Гордостью Магадана в те поры было знаменитое магаданское пиво, к
созданию которого приложил руку сам мудрый вождь мирового пролетариата. Дело
в том, что в Магадан в первые же годы войны были высланы из Поволжья
несколько семейств потомственных немецких пивоваров. А местная вода
оказалась на удивление чистой и вкусной, что также немаловажно для
настоящего пива. Пиво это пользовалось настолько большой популярностью, что,
как говорили, вывозилось на экспорт. Другой гордостью этого города был
легендарный певец и автор песен эпохи тридцатых годов Вадим Козин, сосланный
сюда Сталиным и осевший здесь насовсем. Уже в последние годы, в пору
перестройки, вышли, наконец, его пластинки со знаменитыми в моем детстве
песнями, возвращающими нас во времена странного сочетания всеобщего
произвола и страха и подлинно сентиментальных чувств и эмоций, как бы
независимых от жестокой среды обитания. Не эта ли независимость, полностью
противостоящая всевозможным "маршам энтузиастов" и другим бодреньким и
весьма талантливо написанным Дунаевским и другими песням, под которые
надлежало маршировать, строить и любить (вспомним хотя бы "Сердце, как
хорошо на свете жить!"), справедливо, хотя, возможно, и подсознательно
воспринималась властями как неявная психологическая оппозиция, подлежавшая
уничтожению?"
В октябре шестьдесят шестого года, вернувшись из Магадана в Ленинград,
я попал в состав группы "творческой молодежи Ленинграда", направленной от
ленинградского обкома ВЛКСМ на три недели в Польшу -- Варшаву, Лодзь, Краков
и Вроцлав.
В группу нашу входило человек пятнадцать, в том числе несколько актеров
ленинградских театров, молодые литераторы, весьма популярный и еще молодой в
те годы эстрадный композитор Александр Колкер со своей женой, тоже известной
эстрадной певицей Марией Пахоменко, и мой близкий в то время приятель --
режиссер ленинградского театра имени Ленинского комсомола Анатолий Силин.
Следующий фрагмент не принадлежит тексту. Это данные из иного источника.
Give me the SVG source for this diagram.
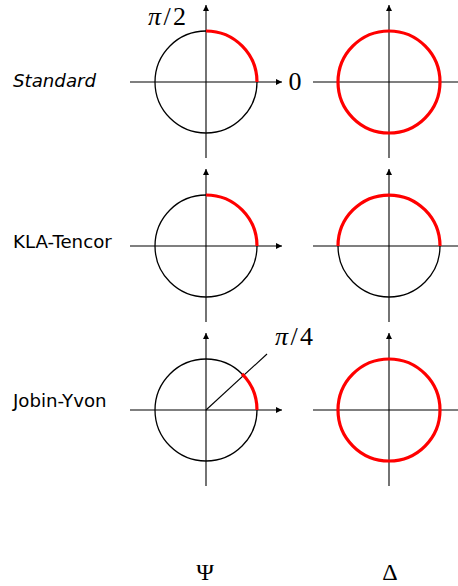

Для меня это было первым открытием Польши, которую в ту пору знал только по
знаменитым фильмам Вайды, Мунка и Кавалеровича и стихам польских поэтов в
переводах Слуцкого. Нам повезло с поездкой -- в Варшаве мы попали в
"Повшехный театр" Адама Ханушкевича и другие современные и поэтому
непривычные для нас театры. Во Вроцлаве познакомились и успели выпить вина
со Збигневым Цибульским, буквально за неделю до его безвременной и
трагической гибели, в Лодзи -- посмотреть на киностудии более десятка
недоступных для нас в Союзе фильмов, в том числе "Восемь с половиной"
Феллини, "Дрожь" и "Птицы" Хичкока и многие другие, в Кракове --
познакомиться с сокровищами Вавельского королевского замка.